I mean it literally. 3 year olds literally do not have the brain development required for empathy and will literally kick you in the head one moment and ask you for a sandwich the next
My experience is the opposite - kids have a natural sense of fairness, which is of course heavily bent by self interest. Assuming you yourself are not transparently full of sh_t, you can usually get them to appreciate your position if you can explain it to them on their level.
Adults, having the advantage of decades to cultivate our twisted bonsai tree neuroses, can be literally impossible.
Some of this can last into adulthood—a common problem for small business owners and contractors is charging too little, because they know their costs and time and what a fair price seems like it should be.
They have to have that innate child’s sense of fairness trained out of them. The notion that “what the market will bear” is fair rather than (often) screwing people over is something that has to be taught, more often than not, from what I’ve observed.
Have you seen most adults? I thought it was generally held that empathy is a learned facility. Not just the ability to feel empathy, but who and what you feel empathy towards.

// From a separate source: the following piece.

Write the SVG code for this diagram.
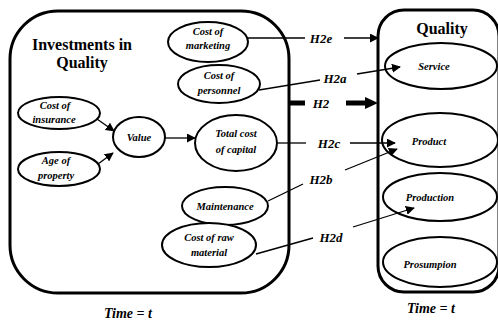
<svg xmlns="http://www.w3.org/2000/svg" width="498" height="322" viewBox="0 0 498 322">
  <defs>
    <marker id="arrow" viewBox="0 0 10 10" refX="9" refY="5" markerWidth="9" markerHeight="9" markerUnits="userSpaceOnUse" orient="auto">
      <path d="M0,0 L10,5 L0,10 z" fill="#000"/>
    </marker>
    <style>
      .box { fill: none; stroke: #000; stroke-width: 3; }
      .node { fill: #fff; stroke: #000; stroke-width: 2; }
      .lbl { font-family: "Liberation Serif", serif; font-style: italic; font-weight: bold; font-size: 10.5px; text-anchor: middle; }
      .title { font-family: "Liberation Serif", serif; font-weight: bold; font-size: 16px; text-anchor: middle; }
      .hyp { font-family: "Liberation Serif", serif; font-style: italic; font-weight: bold; font-size: 13px; text-anchor: middle; }
      .time { font-family: "Liberation Serif", serif; font-style: italic; font-weight: bold; font-size: 14px; text-anchor: middle; }
      .edge { fill: none; stroke: #000; stroke-width: 1.3; }
    </style>
  </defs>

  <rect fill="#fff" x="0" y="0" width="498" height="322"/>

  <!-- containers -->
  <g id="investments">
    <rect class="box" x="10" y="11" width="279" height="282" rx="48" ry="48"/>
    <text class="title" x="82" y="50">Investments in</text>
    <text class="title" x="82" y="68">Quality</text>
  </g>
  <g id="quality">
    <rect class="box" x="378" y="10" width="121" height="282" rx="26" ry="26"/>
    <text class="title" x="442" y="34">Quality</text>
  </g>

  <!-- investment nodes -->
  <g id="cost-marketing">
    <ellipse class="node" cx="208" cy="42" rx="40" ry="20"/>
    <text class="lbl" x="208" y="35">Cost of</text>
    <text class="lbl" x="208" y="49">marketing</text>
  </g>
  <g id="cost-personnel">
    <ellipse class="node" cx="219" cy="84" rx="41" ry="19"/>
    <text class="lbl" x="219" y="79">Cost of</text>
    <text class="lbl" x="219" y="94">personnel</text>
  </g>
  <g id="total-cost-capital">
    <ellipse class="node" cx="236" cy="143" rx="41" ry="28"/>
    <text class="lbl" x="236" y="137">Total cost</text>
    <text class="lbl" x="236" y="153">of capital</text>
  </g>
  <g id="maintenance">
    <ellipse class="node" cx="225" cy="206" rx="43" ry="19"/>
    <text class="lbl" x="225" y="210">Maintenance</text>
  </g>
  <g id="cost-raw-material">
    <ellipse class="node" cx="209" cy="245" rx="47" ry="22"/>
    <text class="lbl" x="209" y="241">Cost of raw</text>
    <text class="lbl" x="209" y="256">material</text>
  </g>
  <g id="cost-insurance">
    <ellipse class="node" cx="59" cy="113" rx="41" ry="16"/>
    <text class="lbl" x="55" y="109">Cost of</text>
    <text class="lbl" x="54" y="123">insurance</text>
  </g>
  <g id="age-property">
    <ellipse class="node" cx="59" cy="169" rx="41" ry="17"/>
    <text class="lbl" x="56" y="164">Age of</text>
    <text class="lbl" x="56" y="179">property</text>
  </g>
  <g id="value">
    <ellipse class="node" cx="139" cy="137" rx="26" ry="20"/>
    <text class="lbl" x="139" y="141">Value</text>
  </g>

  <!-- quality nodes -->
  <g id="service">
    <ellipse class="node" cx="441" cy="66" rx="56" ry="23"/>
    <text class="lbl" x="434" y="70">Service</text>
  </g>
  <g id="product">
    <ellipse class="node" cx="440" cy="140" rx="58" ry="27"/>
    <text class="lbl" x="429" y="145">Product</text>
  </g>
  <g id="production">
    <ellipse class="node" cx="440" cy="197" rx="57" ry="24"/>
    <text class="lbl" x="430" y="201">Production</text>
  </g>
  <g id="prosumption">
    <ellipse class="node" cx="440" cy="262" rx="57" ry="25"/>
    <text class="lbl" x="430" y="268">Prosumpion</text>
  </g>

  <!-- connectors, drawn over the nodes so arrowheads land inside them -->
  <g id="connectors">
    <line class="edge" x1="97" y1="119" x2="114" y2="131" marker-end="url(#arrow)"/>
    <line class="edge" x1="98" y1="164" x2="113" y2="153" marker-end="url(#arrow)"/>
    <line class="edge" x1="165" y1="138" x2="195" y2="138" marker-end="url(#arrow)"/>

    <!-- H2e -->
    <line class="edge" x1="248" y1="38" x2="305" y2="38"/>
    <line class="edge" x1="344" y1="38" x2="378" y2="38" marker-end="url(#arrow)"/>
    <!-- H2a -->
    <line class="edge" x1="259" y1="90" x2="320" y2="80"/>
    <line class="edge" x1="357" y1="74" x2="400" y2="67" marker-end="url(#arrow)"/>
    <!-- H2 -->
    <line x1="289" y1="103" x2="305" y2="103" stroke="#000" stroke-width="5"/>
    <line x1="346" y1="103" x2="367" y2="103" stroke="#000" stroke-width="5"/>
    <path d="M365,97 L378,103 L365,109 z" fill="#000"/>
    <!-- H2c -->
    <line class="edge" x1="278" y1="143" x2="306" y2="143"/>
    <line class="edge" x1="350" y1="143" x2="395" y2="143" marker-end="url(#arrow)"/>
    <!-- H2b -->
    <line class="edge" x1="268" y1="201" x2="303" y2="184"/>
    <line class="edge" x1="345" y1="170" x2="397" y2="149" marker-end="url(#arrow)"/>
    <!-- H2d -->
    <line class="edge" x1="256" y1="254" x2="313" y2="238"/>
    <line class="edge" x1="353" y1="227" x2="414" y2="208" marker-end="url(#arrow)"/>

    <text class="hyp" x="321" y="43">H2e</text>
    <text class="hyp" x="335" y="83">H2a</text>
    <text class="hyp" x="321" y="108">H2</text>
    <text class="hyp" x="329" y="148">H2c</text>
    <text class="hyp" x="321" y="184">H2b</text>
    <text class="hyp" x="331" y="242">H2d</text>
  </g>

  <text class="time" x="128" y="318">Time = t</text>
  <text class="time" x="431" y="313">Time = t</text>
</svg>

Regardless on terms, the thought for them was that they were unable to learn empathy. That does not mean that others get it automatically. You only need to look at how we treat animals to see examples of learning empathy.
No, they generally outsource inflicting suffering to a third party.
One of my inlaws, for instance, sees no issue in themselves using a bathroom inappropriate for their gender, and also in having trans people imprisoned for doing the same.
Many people feel that rules do not bind them, but are a great weapon for beating other people with. It's a core pillar of their political philosophy.
Sounds like a lot of the adults in my world lol, although there is more subtlety in the ways that they will kick you in the head and ask for a sandwich.
I've certainly experienced that, but I've also seen a fair bit of kindness from very young children as well.
For example, a few years ago, one of my nieces, when she was four, got a bunch of candy for some reason, and desperately tried to give everyone a few pieces. She wasn't asked to share, she just decided that she'd give everyone a bit of candy, and as far as I can tell it was purely just to be nice.
That said, kids are often sociopaths, I was definitely a little shit when I was a kid.
A sociopath might hurt some one and not care. A child(well, until a certain age) hasn't made the connection that flinging their leg around and hitting someone can hurt them and thats bad.
So, it's different. It would probably be more correct to say children are more akin to mentally retarded adults than sociopaths.